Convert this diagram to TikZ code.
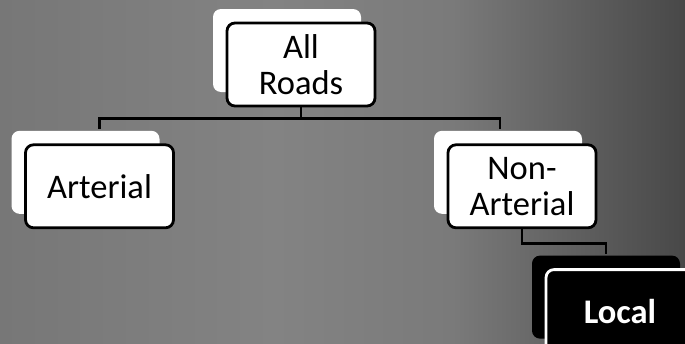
\documentclass[tikz,border=0pt]{standalone}
\usepackage{fontspec}
\setmainfont{Carlito}
\usetikzlibrary{positioning,shadows,calc}
\definecolor{bgleft}{RGB}{119,119,119}
\definecolor{bgmid}{RGB}{131,131,131}
\definecolor{bgmidright}{RGB}{122,122,122}
\definecolor{bgright}{RGB}{72,72,72}
\pgfdeclarehorizontalshading{roadshade}{100bp}{color(0bp)=(bgleft); color(25bp)=(bgleft); color(45bp)=(bgmid); color(58bp)=(bgmidright); color(75bp)=(bgright); color(100bp)=(bgright)}
\tikzset{
    % Define box styles
    basebox/.style={
        rectangle, line width=2.8pt,
        minimum width=148pt, minimum height=83pt, align=center,
        rounded corners=8pt, font=\fontsize{34.5}{36}\selectfont
    },
    roadbox/.style={
        basebox, draw=black, fill=white, text=black,
        general shadow={shadow xshift=-14pt, shadow yshift=14pt, fill=white}
    },
    localbox/.style={
        basebox, draw=white, fill=black, text=white,
        font=\fontsize{34.5}{36}\selectfont\bfseries,
        general shadow={shadow xshift=-14pt, shadow yshift=14pt, fill=black}
    },
    link/.style={
        draw=black, line width=2.8pt
    }
}

\begin{document}
\begin{tikzpicture}

% Background
\useasboundingbox (0,0) rectangle (685pt,-343pt);
\clip (0,0) rectangle (685pt,-343pt);
\shade[shading=roadshade] (0,0) rectangle (685pt,-343pt);

% Road hierarchy
\node[roadbox] (root) at (301pt,-64.5pt) {All\\Roads};
\node[roadbox, below=36pt of root, xshift=-201.5pt] (arterial) {Arterial};
\node[roadbox, below=36pt of root, xshift=221pt] (nonart) {Non-\\Arterial};
\node[localbox, below=39pt of nonart, xshift=98pt] (local) {Local};

% Connectors
\coordinate[below=11pt of root.south] (fork);
\coordinate[below=14pt of nonart.south] (bend);
\draw[link] (root.south) -- (fork);
\draw[link] (fork) -| ([yshift=14pt]arterial.north);
\draw[link] (fork) -| ([xshift=-22pt,yshift=14pt]nonart.north);
\draw[link] (nonart.south) -- (bend) -| ([xshift=-14pt,yshift=14pt]local.north);

\end{tikzpicture}
\end{document}
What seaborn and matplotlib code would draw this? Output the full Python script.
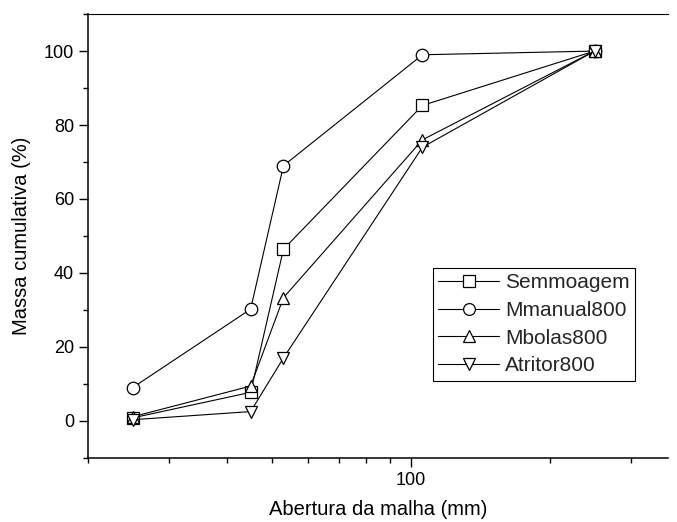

● Do this: Every entry must be written out exactly, with all pictures left out.

● Answer to the problem:
Convert this diagram to TikZ code.
\documentclass[tikz,border=0pt]{standalone}
\usepackage{fontspec}
\setmainfont{Carlito}
\usetikzlibrary{positioning,shadows,calc}
\definecolor{bgleft}{RGB}{119,119,119}
\definecolor{bgmid}{RGB}{131,131,131}
\definecolor{bgmidright}{RGB}{122,122,122}
\definecolor{bgright}{RGB}{72,72,72}
\pgfdeclarehorizontalshading{roadshade}{100bp}{color(0bp)=(bgleft); color(25bp)=(bgleft); color(45bp)=(bgmid); color(58bp)=(bgmidright); color(75bp)=(bgright); color(100bp)=(bgright)}
\tikzset{
    % Define box styles
    basebox/.style={
        rectangle, line width=2.8pt,
        minimum width=148pt, minimum height=83pt, align=center,
        rounded corners=8pt, font=\fontsize{34.5}{36}\selectfont
    },
    roadbox/.style={
        basebox, draw=black, fill=white, text=black,
        general shadow={shadow xshift=-14pt, shadow yshift=14pt, fill=white}
    },
    localbox/.style={
        basebox, draw=white, fill=black, text=white,
        font=\fontsize{34.5}{36}\selectfont\bfseries,
        general shadow={shadow xshift=-14pt, shadow yshift=14pt, fill=black}
    },
    link/.style={
        draw=black, line width=2.8pt
    }
}

\begin{document}
\begin{tikzpicture}

% Background
\useasboundingbox (0,0) rectangle (685pt,-343pt);
\clip (0,0) rectangle (685pt,-343pt);
\shade[shading=roadshade] (0,0) rectangle (685pt,-343pt);

% Road hierarchy
\node[roadbox] (root) at (301pt,-64.5pt) {All\\Roads};
\node[roadbox, below=36pt of root, xshift=-201.5pt] (arterial) {Arterial};
\node[roadbox, below=36pt of root, xshift=221pt] (nonart) {Non-\\Arterial};
\node[localbox, below=39pt of nonart, xshift=98pt] (local) {Local};

% Connectors
\coordinate[below=11pt of root.south] (fork);
\coordinate[below=14pt of nonart.south] (bend);
\draw[link] (root.south) -- (fork);
\draw[link] (fork) -| ([yshift=14pt]arterial.north);
\draw[link] (fork) -| ([xshift=-22pt,yshift=14pt]nonart.north);
\draw[link] (nonart.south) -- (bend) -| ([xshift=-14pt,yshift=14pt]local.north);

\end{tikzpicture}
\end{document}
What seaborn and matplotlib code would draw this? Output the full Python script.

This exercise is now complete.